A third tanker containing a shipment of Iranian oil destined for Lebanon docked in Syria’s Baniyas port on Wednesday, an online oil shipment tracking service said.

The service said the Fortune tanker, registered in Iran, had arrived at the northern Syrian port — the same docking point for previous shipments.

Dozens of trucks carrying Iranian diesel have arrived in Lebanon in recent weeks — deliveries organized by the Iran-backed Hezbollah terror group.

The overland delivery through neighboring Syria violates US sanctions imposed on Tehran after then-president Donald Trump pulled America out of a nuclear deal between Iran and world powers in 2018.

The shipments are being portrayed as a victory by Hezbollah, which stepped in to supply the fuel from its Iranian patron while the cash-strapped Lebanese government grapples with months-long fuel shortages that have paralyzed the country.

Lebanese Prime Minister Najib Mikati has said the shipments violate Lebanon’s sovereignty and are not approved by his government.

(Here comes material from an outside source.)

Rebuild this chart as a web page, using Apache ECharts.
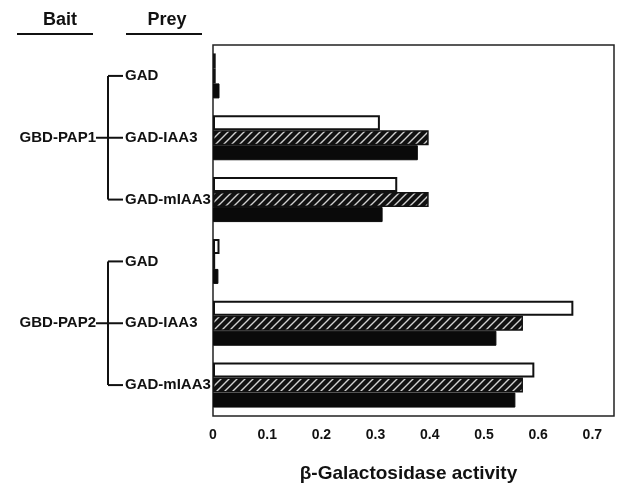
<!DOCTYPE html>
<html>
<head>
<meta charset="utf-8">
<script src="https://cdn.jsdelivr.net/npm/echarts@6/dist/echarts.min.js"></script>
<style>
html,body{margin:0;padding:0;background:#fff;}
#c{width:622px;height:488px;}
</style>
</head>
<body>
<div id="c"></div>
<script>
// ---- data ----
const baits = ['GBD-PAP1', 'GBD-PAP1', 'GBD-PAP1', 'GBD-PAP2', 'GBD-PAP2', 'GBD-PAP2'];
const preys = ['GAD', 'GAD-IAA3', 'GAD-mIAA3', 'GAD', 'GAD-IAA3', 'GAD-mIAA3'];
const categories = preys.map((p, i) => baits[i] + ' / ' + p);
const whiteVals   = [0.005, 0.308, 0.340, 0.012, 0.665, 0.593];
const hatchedVals = [0.005, 0.398, 0.398, 0.004, 0.572, 0.572];
const blackVals   = [0.012, 0.378, 0.313, 0.010, 0.523, 0.558];
const xTicks = [0, 0.1, 0.2, 0.3, 0.4, 0.5, 0.6, 0.7];
const axisTitle = 'β-Galactosidase activity';

// ---- hatch pattern ----
const pc = document.createElement('canvas');
pc.width = 8; pc.height = 8;
const g = pc.getContext('2d');
g.fillStyle = '#111'; g.fillRect(0, 0, 8, 8);
g.strokeStyle = '#d0d0d0'; g.lineWidth = 1.4;
g.beginPath();
g.moveTo(-1, 9); g.lineTo(9, -1);
g.moveTo(-5, 5); g.lineTo(5, -5);
g.moveTo(3, 13); g.lineTo(13, 3);
g.stroke();

const FONT = 'Liberation Sans, Arial, sans-serif';
const chart = echarts.init(document.getElementById('c'), null, {renderer: 'canvas'});

const option = {
  animation: false,
  backgroundColor: '#fff',
  grid: {left: 213, right: 8, top: 45, bottom: 66, show: true, borderColor: '#222', borderWidth: 1.5},
  xAxis: {
    type: 'value', min: 0, max: 0.74, interval: 0.1,
    axisLine: {show: false}, axisTick: {show: false}, splitLine: {show: false},
    axisLabel: {
      showMaxLabel: false, margin: 12,
      fontFamily: FONT, fontSize: 14, fontWeight: 'bold', color: '#111',
      formatter: v => (xTicks.some(t => Math.abs(t - v) < 1e-9) ? String(+v.toFixed(1)) : '')
    },
    name: axisTitle, nameLocation: 'middle', nameGap: 48,
    nameTextStyle: {fontFamily: FONT, fontSize: 19, fontWeight: 'bold', color: '#111', padding: [0, 10, 0, 0]}
  },
  yAxis: {
    type: 'category', data: categories, inverse: true,
    axisLine: {show: false}, axisTick: {show: false},
    axisLabel: {
      align: 'left', margin: 88,
      fontFamily: FONT, fontSize: 15, fontWeight: 'bold', color: '#111',
      formatter: (v, i) => preys[i]
    }
  },
  series: [
    {type: 'bar', data: whiteVals, barWidth: 15, barGap: '0%',
     itemStyle: {color: '#fff', borderColor: '#111', borderWidth: 2}},
    {type: 'bar', data: hatchedVals, barWidth: 15, barGap: '0%',
     itemStyle: {color: {image: pc, repeat: 'repeat'}, borderColor: '#111', borderWidth: 1.5}},
    {type: 'bar', data: blackVals, barWidth: 15, barGap: '0%',
     itemStyle: {color: '#0a0a0a', borderColor: '#0a0a0a', borderWidth: 1}}
  ]
};
chart.setOption(option);

// ---- bracket annotations (positions from the axis) ----
function yOf(i) { return chart.convertToPixel({yAxisIndex: 0}, categories[i]); }
const els = [];
const lineStyle = {stroke: '#111', lineWidth: 2};
const vx = 108, tx = 123, lx = 96;
const groups = {};
baits.forEach((b, i) => { (groups[b] = groups[b] || []).push(i); });
Object.keys(groups).forEach(b => {
  const idx = groups[b];
  const y0 = yOf(idx[0]), y1 = yOf(idx[idx.length - 1]);
  const ym = yOf(idx[Math.floor(idx.length / 2)]);
  els.push({type: 'line', shape: {x1: vx, y1: y0, x2: vx, y2: y1}, style: lineStyle});
  idx.forEach(i => {
    const y = yOf(i);
    els.push({type: 'line', shape: {x1: vx, y1: y, x2: tx, y2: y}, style: lineStyle});
  });
  els.push({type: 'line', shape: {x1: lx, y1: ym, x2: vx, y2: ym}, style: lineStyle});
  els.push({type: 'text', x: lx, y: ym, style: {text: b, align: 'right', verticalAlign: 'middle',
    font: 'bold 15px ' + FONT, fill: '#111'}});
});
// column headers
els.push({type: 'text', x: 60, y: 20, style: {text: 'Bait', align: 'center', verticalAlign: 'middle', font: 'bold 18px ' + FONT, fill: '#111'}});
els.push({type: 'text', x: 167, y: 20, style: {text: 'Prey', align: 'center', verticalAlign: 'middle', font: 'bold 18px ' + FONT, fill: '#111'}});
els.push({type: 'line', shape: {x1: 17, y1: 34, x2: 93, y2: 34}, style: {stroke: '#111', lineWidth: 2}});
els.push({type: 'line', shape: {x1: 126, y1: 34, x2: 202, y2: 34}, style: {stroke: '#111', lineWidth: 2}});
chart.setOption({graphic: {elements: els}});
</script>
</body>
</html>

Israel has said it will not interfere with the shipments.

Lebanon’s ongoing economic crisis is rooted in decades of corruption and mismanagement by the ruling class and a sectarian-based political system that thrives on patronage and nepotism.

Severe shortages in fuel have resulted in crippling power cuts and hours-long waits at gas stations.

Hezbollah’s leader, Hassan Nasrallah, announced in August that Iran was sending the fuel to Lebanon to help ease the crisis. The first Hezbollah-commissioned Iranian oil tanker arrived in the Syrian port of Baniyas in September and the diesel was unloaded to Syrian storage places before it was brought overland to Lebanon by tanker trucks, where it was welcomed with celebratory gunfire.

Hezbollah, often accused of operating a state-within-a-state, has been taking part in Syria’s civil war alongside government forces. It manages its own crossing points along the Lebanon-Syria border, away from formal border crossings.

Nasrallah said that the tanker did not offload its cargo directly in Lebanon to avoid embarrassing authorities and risking sanctions on Lebanon.

While the oil delivery was seen as a victory for Hezbollah, the group is facing growing internal criticism for increasingly pulling Lebanon into Iran’s orbit and for defending its political allies who resist change rather than push for reform.